The reusable codec, predictor, search, and runtime-contract primitives developed in this research environment are open-sourced as standalone Python package adpena/tac (MIT licensed). This comma-lab repo contains the full research environment, experimental scaffolding, council deliberations, dispatch ledgers, and state-of-development artifacts; adpena/tac is the curated production extract suitable for OSS adoption and integration by external users (comma.ai, openpilot, downstream research). The library surface is import-compatible across both repos.

Quick start

# Install
git clone https://github.com/adpena/comma-lab.git && cd comma-lab
uv venv && uv pip install -e ".[dev]"

# Inspect the canonical package CLI
.venv/bin/python -m tac.cli --help
.venv/bin/python -m tac.cli lossless profiles

# Run the public terminology / docs boundary guard
.venv/bin/python tools/check_tac_terminology.py --strict

The research pipeline remains available for historical lossy renderer experiments:

PYTHONPATH=src:upstream .venv/bin/python experiments/pipeline.py compress --help
PYTHONPATH=src:upstream .venv/bin/python experiments/pipeline.py eval --help

Historical Training Profiles

Early renderer/post-filter profiles are retained for reproducibility and historical comparison.
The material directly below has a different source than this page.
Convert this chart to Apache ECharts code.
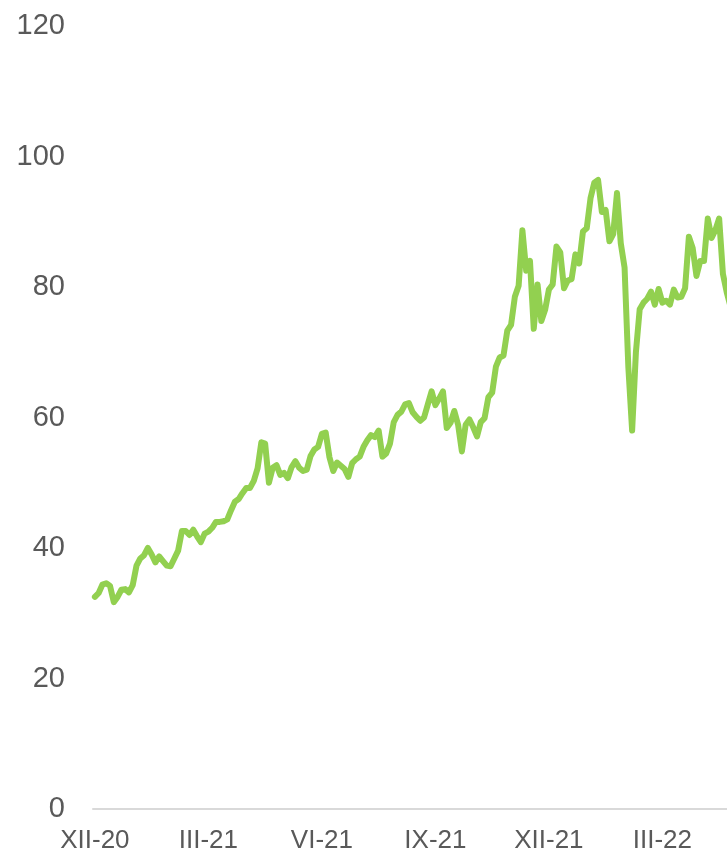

They are not the whole current system; newer lanes may use HNeRV-family replay, packet compilation, procedural codebooks, Wyner-Ziv side information, entropy-coder repacks, or scorer-aware deterministic transducers. Active readers should start with reports/latest.md, SYSTEM_MAP.md, and the current .omx/research/*_directive_* files before treating a profile as live work.

Three baseline profiles encode different training philosophies. All share the same historical architecture for fair comparison.

Profile Strategy Key idea
WILDE Empirical 5-phase schedule Freeze/unfreeze phases with hard-mined error boosting (9x/49x). Quantizr-adapted anchor training.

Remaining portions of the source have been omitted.